#### [PROBLEM REQUIREMENTS]
Take the lines from the beginning of the material through the line containing "series_colors = ['#993366', '#cc99ff', '#33cccc', '#0000cc']" and retype them exactly, leaving the pictures out.

↓

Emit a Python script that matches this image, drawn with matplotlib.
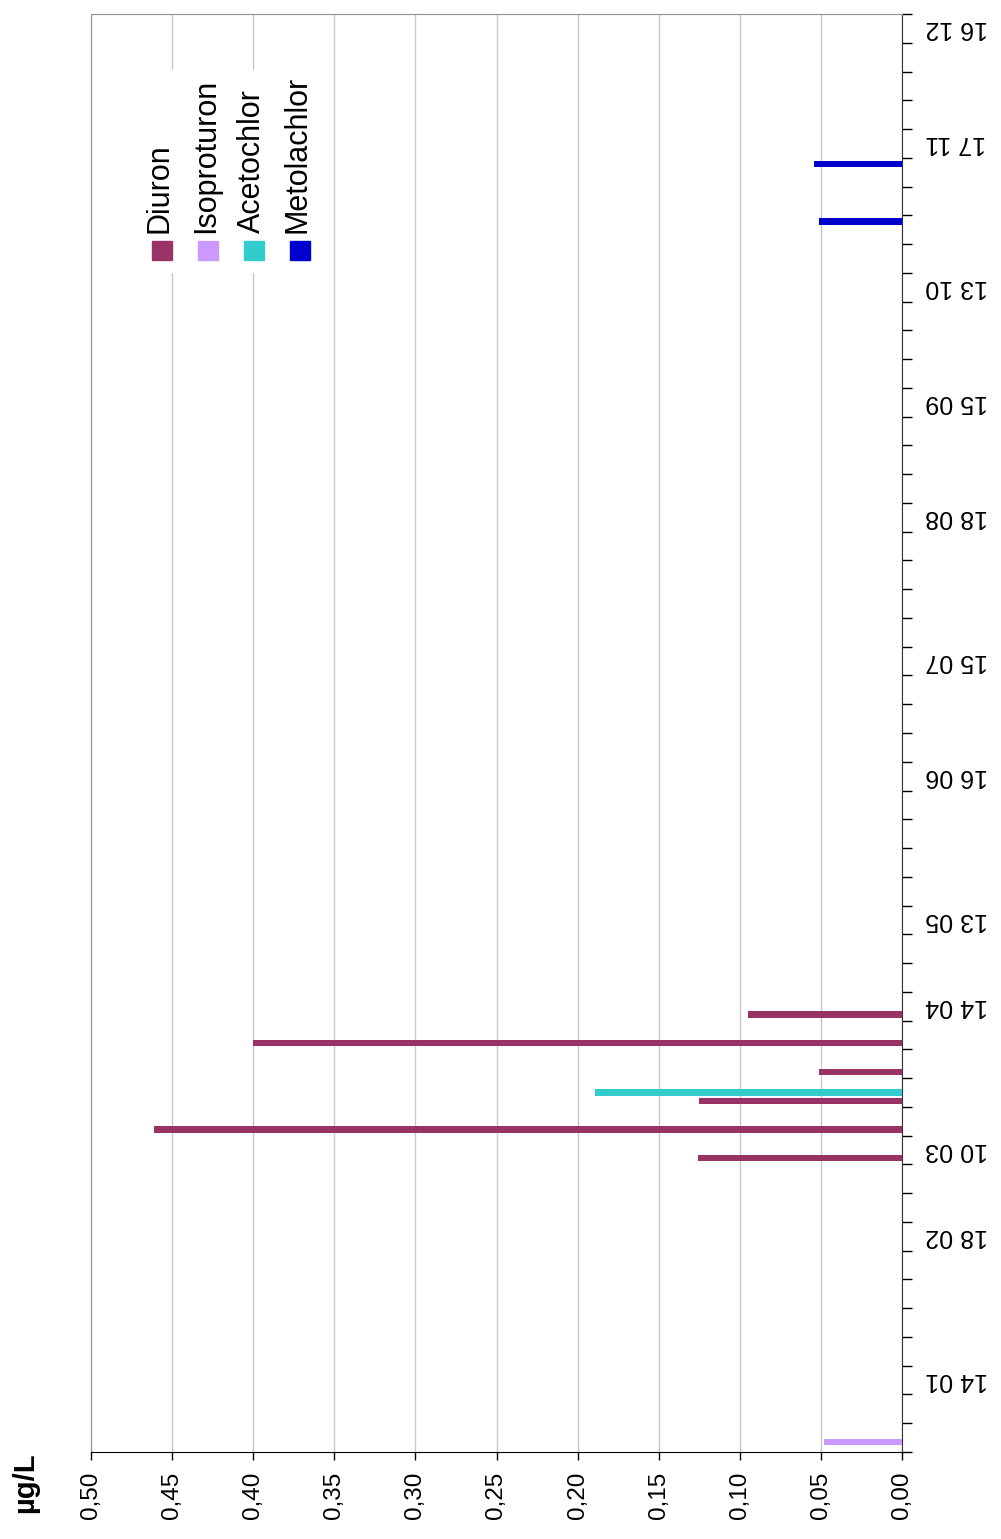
import matplotlib
matplotlib.use('Agg')
import matplotlib.pyplot as plt
import matplotlib.dates as mdates
from matplotlib.patches import Rectangle
import numpy as np
import pandas as pd

plt.rcParams['font.family'] = ['Liberation Sans', 'DejaVu Sans']

# data (µg/L per sampling date)
diuron_dates = ['2014-03-10', '2014-03-17', '2014-03-24', '2014-03-31', '2014-04-07', '2014-04-14']
diuron_vals = [0.126, 0.461, 0.125, 0.051, 0.400, 0.095]
isoproturon_dates = ['2013-12-31']
isoproturon_vals = [0.048]
acetochlor_dates = ['2014-03-26']
acetochlor_vals = [0.189]
metolachlor_dates = ['2014-10-24', '2014-11-07']
metolachlor_vals = [0.051, 0.054]

series_names = ['Diuron', 'Isoproturon', 'Acetochlor', 'Metolachlor']
series_colors = ['#993366', '#cc99ff', '#33cccc', '#0000cc']

date_labels = ['14 01', '18 02', '10 03', '14 04', '13 05', '16 06',
               '15 07', '18 08', '15 09', '13 10', '17 11', '16 12']
label_weeks = [2, 7, 10, 15, 18, 23, 27, 32, 36, 40, 45, 49]

axis_start = '2013-12-29'
axis_end = '2014-12-14'

W, H = 1001, 1539
fig = plt.figure(figsize=(W / 100, H / 100), dpi=100)
ax = fig.add_axes([91 / W, 1 - 1452 / H, 811 / W, 1438 / H])


def to_num(dates):
    # bars sit at the middle of the sampling day
    return mdates.date2num(pd.to_datetime(dates)) + 0.5


all_dates = [diuron_dates, isoproturon_dates, acetochlor_dates, metolachlor_dates]
all_vals = [diuron_vals, isoproturon_vals, acetochlor_vals, metolachlor_vals]
for dates, vals, color in zip(all_dates, all_vals, series_colors):
    ax.barh(to_num(dates), vals, height=1.5, color=color, zorder=3)

ax.set_xlim(0.5, 0)
t0 = mdates.date2num(pd.Timestamp(axis_start))
t1 = mdates.date2num(pd.Timestamp(axis_end))
ax.set_ylim(t0, t1)

# value axis (bottom)
xt = np.round(np.arange(0, 0.501, 0.05), 2)
ax.set_xticks(xt)
ax.set_xticklabels([f'{v:.2f}'.replace('.', ',') for v in xt], rotation=90, fontsize=17.5)
ax.tick_params(axis='x', length=6, width=1, pad=8, direction='out')
ax.grid(axis='x', color='#c8c8c8', lw=1)
ax.set_axisbelow(True)

# date axis (right)
ax.yaxis.tick_right()
ax.yaxis.set_minor_locator(mdates.WeekdayLocator(byweekday=mdates.SU))
ax.set_yticks(t0 + 7 * np.array(label_weeks) + 3.5)
ax.set_yticklabels(date_labels, rotation=180, fontsize=18, va='center')
ax.tick_params(axis='y', which='major', length=0, pad=17)
ax.tick_params(axis='y', which='minor', length=7, width=1, direction='out',
               right=True, left=False)

for side in ['left', 'top']:
    ax.spines[side].set_color('#909090')
ax.spines['right'].set_color('#333333')
ax.spines['bottom'].set_color('black')

# legend, drawn rotated like the rest of the chart
fig.patches.append(Rectangle((138 / W, 1 - 272 / H), 184 / W, 202 / H,
                             transform=fig.transFigure, color='white', zorder=1))
leg_x = [162, 208, 254, 300]
for name, color, x in zip(series_names, series_colors, leg_x):
    fig.patches.append(Rectangle(((x - 10) / W, 1 - 260 / H), 20 / W, 19 / H,
                                 transform=fig.transFigure, color=color, zorder=2))
    fig.text((x - 2) / W, 1 - 233 / H, name, rotation=90, ha='center', va='bottom',
             fontsize=22, zorder=3)

fig.text(25 / W, 1 - 1452 / H, 'µg/L', rotation=90, ha='center', va='top',
         fontsize=21, fontweight='bold')

fig.savefig('out.png', dpi=100)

↑

#### [RESPONSE TO THE TASK]
Emit a Python script that matches this image, drawn with matplotlib.
import matplotlib
matplotlib.use('Agg')
import matplotlib.pyplot as plt
import matplotlib.dates as mdates
from matplotlib.patches import Rectangle
import numpy as np
import pandas as pd

plt.rcParams['font.family'] = ['Liberation Sans', 'DejaVu Sans']

# data (µg/L per sampling date)
diuron_dates = ['2014-03-10', '2014-03-17', '2014-03-24', '2014-03-31', '2014-04-07', '2014-04-14']
diuron_vals = [0.126, 0.461, 0.125, 0.051, 0.400, 0.095]
isoproturon_dates = ['2013-12-31']
isoproturon_vals = [0.048]
acetochlor_dates = ['2014-03-26']
acetochlor_vals = [0.189]
metolachlor_dates = ['2014-10-24', '2014-11-07']
metolachlor_vals = [0.051, 0.054]

series_names = ['Diuron', 'Isoproturon', 'Acetochlor', 'Metolachlor']
series_colors = ['#993366', '#cc99ff', '#33cccc', '#0000cc']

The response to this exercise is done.